Dr. William Moss of the Johns Hopkins School of Hygiene and Public Health reports on contact history of childhood cases of tuberculosis in Central Harlem, New York City. The area had the highest tuberculosis rate in the city in 1993, with an age -adjusted rate of 182 cases per 100,000 people. The number of reported cases of TB among children aged younger than 15 years increased 97 percent from 1989 to 1990 in the city. Moss reviewed medical records of reported cases of children with TB between January 1982 through December 1993 from the Harlem Hospital Center.

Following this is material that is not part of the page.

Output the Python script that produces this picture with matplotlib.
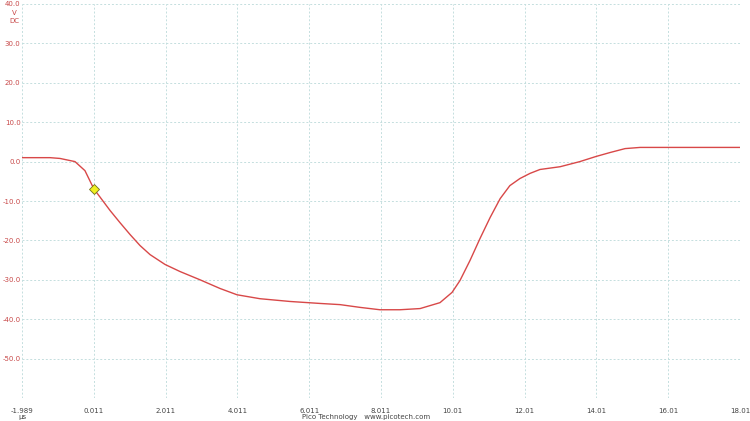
import matplotlib
matplotlib.use("Agg")
import matplotlib.pyplot as plt

# time in microseconds, voltage in volts
t_us = [-1.989, -1.209, -0.93, -0.513, -0.235, 0.011, 0.184, 0.463, 0.741, 1.02,
        1.298, 1.577, 1.994, 2.412, 2.97, 3.526, 4.0, 4.64, 5.476, 6.31,
        6.87, 7.426, 7.98, 8.54, 9.1, 9.654, 9.99, 10.21, 10.49, 10.77,
        11.05, 11.33, 11.6, 11.88, 12.16, 12.44, 13.0, 13.55, 14.0, 14.39,
        14.81, 15.23, 18.01]
volts = [1.0, 1.0, 0.8, 0.0, -2.3, -6.9, -9.0, -12.4, -15.5, -18.5,
         -21.3, -23.6, -26.1, -27.9, -30.0, -32.2, -33.8, -34.8, -35.5, -36.0,
         -36.3, -37.0, -37.6, -37.6, -37.3, -35.8, -33.2, -30.2, -25.1, -19.5,
         -14.2, -9.4, -6.1, -4.3, -3.0, -2.0, -1.3, 0.0, 1.3, 2.3,
         3.3, 3.6, 3.6]

marker_t = [0.011]
marker_v = [-6.9]

x_ticks = [-1.989, 0.011, 2.011, 4.011, 6.011, 8.011, 10.011, 12.011, 14.011, 16.011, 18.011]
x_labels = ["-1.989", "0.011", "2.011", "4.011", "6.011", "8.011", "10.01", "12.01", "14.01", "16.01", "18.01"]
y_ticks = [-60, -50, -40, -30, -20, -10, 0, 10, 20, 30, 40]
y_labels = ["", "-50.0", "-40.0", "-30.0", "-20.0", "-10.0", "0.0", "10.0", "20.0", "30.0", "40.0"]

fig = plt.figure(figsize=(7.5, 4.21), dpi=100)
ax = fig.add_axes([22/750, 1-398/421, (740-22)/750, (398-4)/421])
ax.plot(t_us, volts, color="#d84848", lw=1.0)
ax.plot(marker_t, marker_v, marker="D", ms=5.5, mfc="#f0f020", mec="#707020", mew=0.6, ls="none")

ax.set_xlim(-1.989, 18.011)
ax.set_ylim(-60, 40)
ax.set_xticks(x_ticks)
ax.set_xticklabels(x_labels)
ax.set_yticks(y_ticks)
ax.set_yticklabels(y_labels)
ax.tick_params(axis="both", length=0, labelsize=5)
ax.tick_params(axis="y", colors="#c84848", pad=1)
ax.tick_params(axis="x", colors="#444444", pad=7)
ax.grid(True, color="#c4dede", ls=(0, (2, 2)), lw=0.7)
for s in ax.spines.values():
    s.set_visible(False)

fig.text(14/750, 1-13/421, "V", color="#c84848", fontsize=5, ha="center", va="center")
fig.text(14/750, 1-21/421, "DC", color="#c84848", fontsize=5, ha="center", va="center")
fig.text(22/750, 1-417/421, "µs", color="#444444", fontsize=5, ha="center", va="center")
fig.text(366/750, 1-417/421, "Pico Technology   www.picotech.com", color="#444444", fontsize=5, ha="center", va="center")

fig.savefig("out.png", dpi=100)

He found 40 children under the age of 18 who were treated for tuberculosis with a peak incidence of 13 cases in 1989. Moss found that the majority of the children were born in the United States, had no travel history, and reported their mothers as their primary caretaker. Household contact with a person with TB infection or disease or a history of infection was found for 35 of the children; but only six cases were identified through contact tracing of adult cases. Thirteen of the cases could potentially have been prevented if the child had been given preventive therapy at the time of diagnosis of the source case. Moss concludes that "contact tracing and institution of preventive therapy were inadequate in preventing childhood tuberculosis in this group of hospitalized children." He suggests the identification and treatment of adult source cases to help prevent the spread of the disease in children.